Today the Brandenburg Gate in Berlin represents national peace and unity. It was opened to traffic in 1989 with 100,000 people turning out for the celebration.
The Quadriga statue
In 1793, the Brandenburg Gate in Berlin was adorned with the Quadriga statue, a sculpture representing the Goddess of Victory. When Napoleon’s army took Berlin in 1806, he had the Quadriga taken down and transported to Paris as a show of victory and power. It wasn’t until Napoleon’s abdication some 8 years later that the statue was returned to Berlin and once again put in its rightful place on the Brandenburg Gate.
The reopening of the Brandenburg Gate in Berlin
In December 1989, the Brandenburg Gate in Berlin was reopened as part of the reunification of East and West Germany. West German Chancellor Helmut Kohl walked through it to meet East German Prime Minister Hans Modrow. A key moment in history that will always be celebrated and remembered.

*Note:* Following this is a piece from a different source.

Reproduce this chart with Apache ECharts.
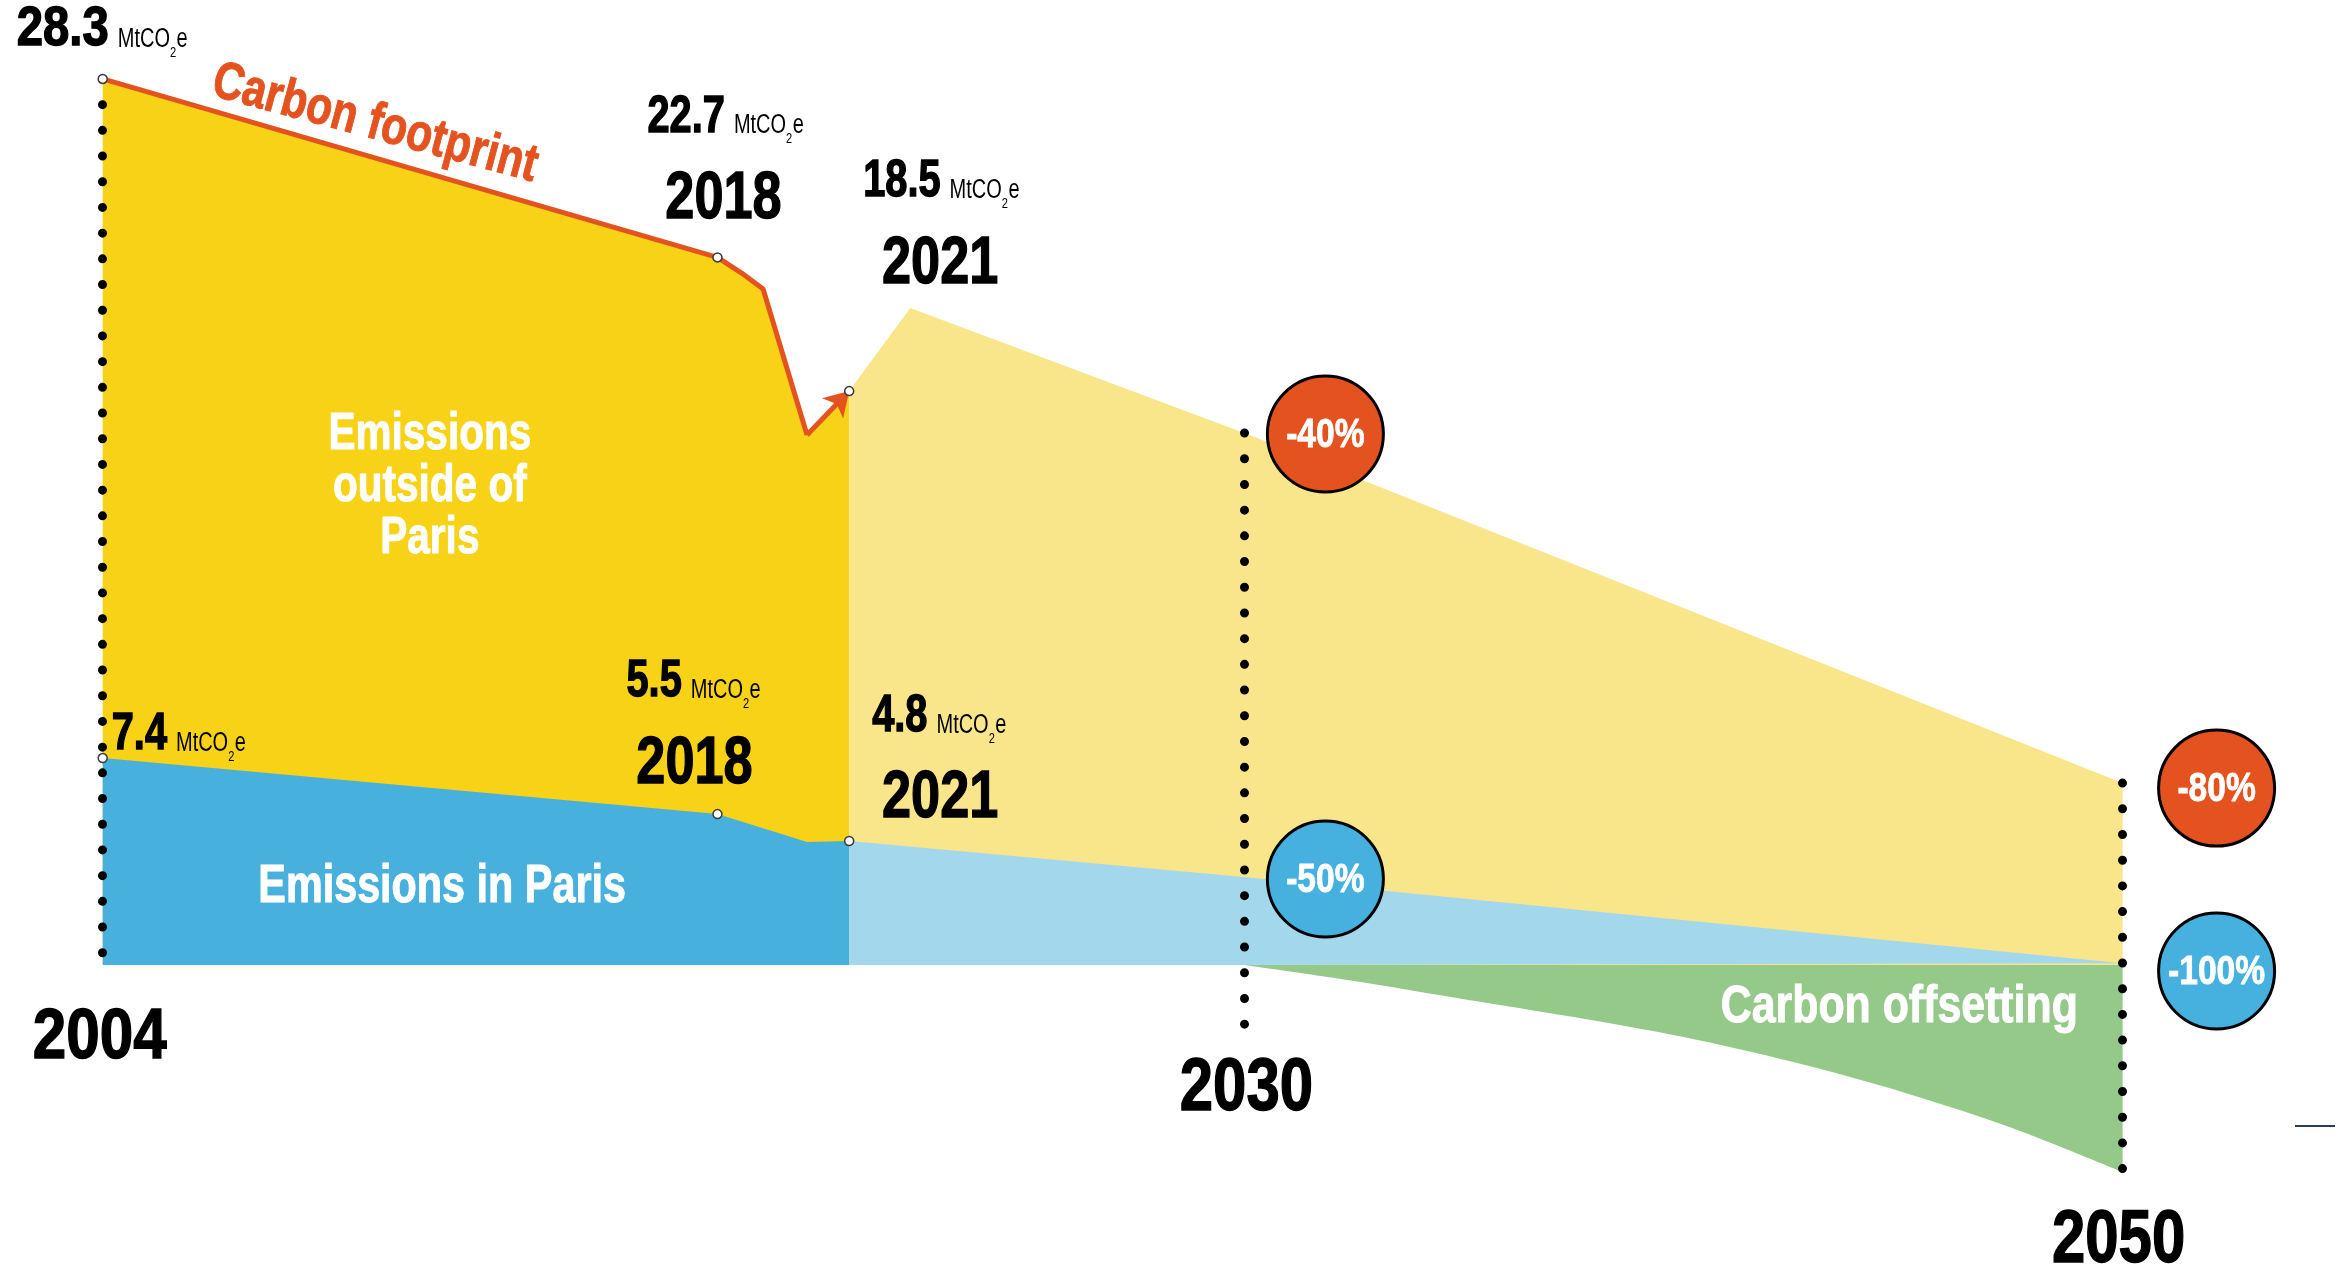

Other interesting facts about the Brandenburg Gate in Berlin
- When the Brandenburg Gate in Berlin was opened to traffic in 1989, the celebration caused severe damage to the monument, so it needed to be closed again for restoration.
- The Brandenburg Gate in Berlin is modelled on the Propylaeum of Athens’s Acropolis.
- There are five passages to the Brandenburg Gate. Historically the central one was reserved for royals, the adjacent were for use of the aristocracy and the remaining two were for ordinary citizens.